■ Exercise prompt
Below is a listing. Return the lines from the one that contains "Give me the TikZ source for this diagram." to the one that contains "(0,0) rectangle (636,417);", both ends included, verbatim and with no pictures.

■ Records for the exercise
..........

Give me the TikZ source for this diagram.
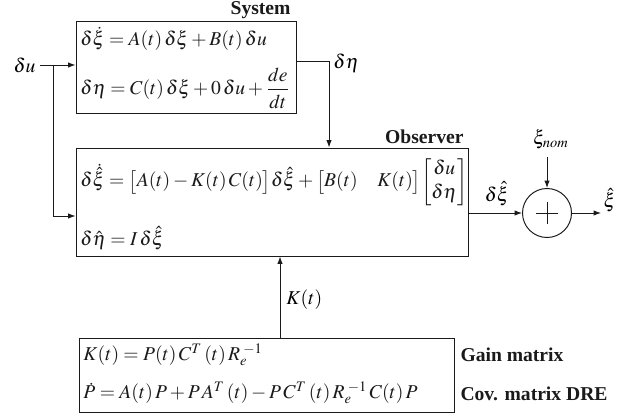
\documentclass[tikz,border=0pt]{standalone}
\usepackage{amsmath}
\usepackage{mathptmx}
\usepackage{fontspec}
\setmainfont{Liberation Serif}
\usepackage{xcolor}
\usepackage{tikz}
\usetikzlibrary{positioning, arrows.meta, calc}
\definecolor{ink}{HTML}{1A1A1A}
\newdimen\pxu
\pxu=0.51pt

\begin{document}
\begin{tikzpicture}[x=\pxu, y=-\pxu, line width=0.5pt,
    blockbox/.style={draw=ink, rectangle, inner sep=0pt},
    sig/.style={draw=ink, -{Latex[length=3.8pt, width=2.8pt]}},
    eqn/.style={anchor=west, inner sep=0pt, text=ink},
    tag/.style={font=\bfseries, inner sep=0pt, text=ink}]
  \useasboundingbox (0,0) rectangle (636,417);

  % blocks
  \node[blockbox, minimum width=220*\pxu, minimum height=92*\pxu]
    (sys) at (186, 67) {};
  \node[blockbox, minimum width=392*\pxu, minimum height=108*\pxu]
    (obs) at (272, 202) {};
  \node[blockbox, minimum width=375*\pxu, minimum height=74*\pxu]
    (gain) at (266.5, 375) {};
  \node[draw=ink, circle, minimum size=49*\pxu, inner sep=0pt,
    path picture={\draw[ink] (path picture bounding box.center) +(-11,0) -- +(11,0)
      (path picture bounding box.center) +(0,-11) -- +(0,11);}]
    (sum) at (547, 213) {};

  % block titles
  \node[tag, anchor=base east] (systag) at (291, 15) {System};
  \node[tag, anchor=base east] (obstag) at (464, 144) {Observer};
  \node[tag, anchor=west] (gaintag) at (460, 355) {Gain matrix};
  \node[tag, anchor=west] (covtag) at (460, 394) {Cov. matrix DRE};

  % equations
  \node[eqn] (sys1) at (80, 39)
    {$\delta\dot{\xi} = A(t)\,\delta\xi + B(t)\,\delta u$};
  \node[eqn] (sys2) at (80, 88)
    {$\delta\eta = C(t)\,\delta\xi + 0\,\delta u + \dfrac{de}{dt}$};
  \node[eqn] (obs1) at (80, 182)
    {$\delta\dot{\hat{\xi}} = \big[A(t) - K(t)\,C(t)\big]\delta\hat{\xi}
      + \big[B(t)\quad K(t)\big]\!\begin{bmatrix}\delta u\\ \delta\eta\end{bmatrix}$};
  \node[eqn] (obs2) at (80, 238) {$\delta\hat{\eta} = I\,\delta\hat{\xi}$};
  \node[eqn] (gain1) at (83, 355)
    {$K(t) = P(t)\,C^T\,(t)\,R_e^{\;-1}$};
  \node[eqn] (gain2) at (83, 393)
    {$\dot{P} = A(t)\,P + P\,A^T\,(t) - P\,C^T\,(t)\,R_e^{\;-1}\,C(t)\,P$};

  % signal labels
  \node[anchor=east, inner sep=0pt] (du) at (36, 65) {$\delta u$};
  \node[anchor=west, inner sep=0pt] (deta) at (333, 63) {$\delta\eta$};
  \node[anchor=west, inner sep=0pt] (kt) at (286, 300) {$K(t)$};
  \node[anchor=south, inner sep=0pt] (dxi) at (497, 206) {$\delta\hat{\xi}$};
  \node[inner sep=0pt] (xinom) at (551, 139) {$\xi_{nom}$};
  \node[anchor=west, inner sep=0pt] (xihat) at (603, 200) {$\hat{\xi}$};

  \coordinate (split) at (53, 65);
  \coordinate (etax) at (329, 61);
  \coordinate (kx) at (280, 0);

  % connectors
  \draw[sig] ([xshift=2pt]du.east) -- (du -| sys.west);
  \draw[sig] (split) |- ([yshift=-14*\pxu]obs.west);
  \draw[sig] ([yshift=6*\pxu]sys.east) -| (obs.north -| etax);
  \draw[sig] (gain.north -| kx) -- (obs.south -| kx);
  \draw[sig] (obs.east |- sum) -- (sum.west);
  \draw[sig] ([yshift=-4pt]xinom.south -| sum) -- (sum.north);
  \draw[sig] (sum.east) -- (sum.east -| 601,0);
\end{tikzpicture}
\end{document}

..........

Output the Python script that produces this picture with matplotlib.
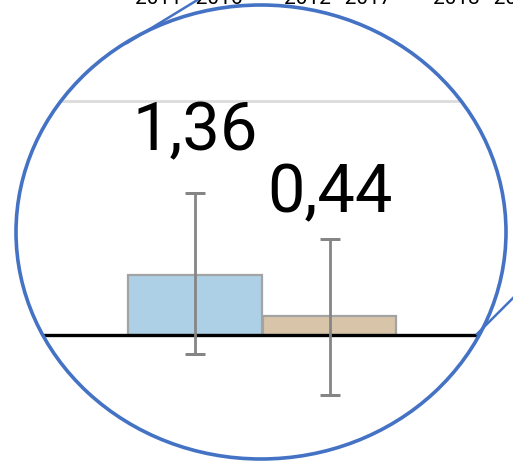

..........

■ Expected answer
Give me the TikZ source for this diagram.
\documentclass[tikz,border=0pt]{standalone}
\usepackage{amsmath}
\usepackage{mathptmx}
\usepackage{fontspec}
\setmainfont{Liberation Serif}
\usepackage{xcolor}
\usepackage{tikz}
\usetikzlibrary{positioning, arrows.meta, calc}
\definecolor{ink}{HTML}{1A1A1A}
\newdimen\pxu
\pxu=0.51pt

\begin{document}
\begin{tikzpicture}[x=\pxu, y=-\pxu, line width=0.5pt,
    blockbox/.style={draw=ink, rectangle, inner sep=0pt},
    sig/.style={draw=ink, -{Latex[length=3.8pt, width=2.8pt]}},
    eqn/.style={anchor=west, inner sep=0pt, text=ink},
    tag/.style={font=\bfseries, inner sep=0pt, text=ink}]
  \useasboundingbox (0,0) rectangle (636,417);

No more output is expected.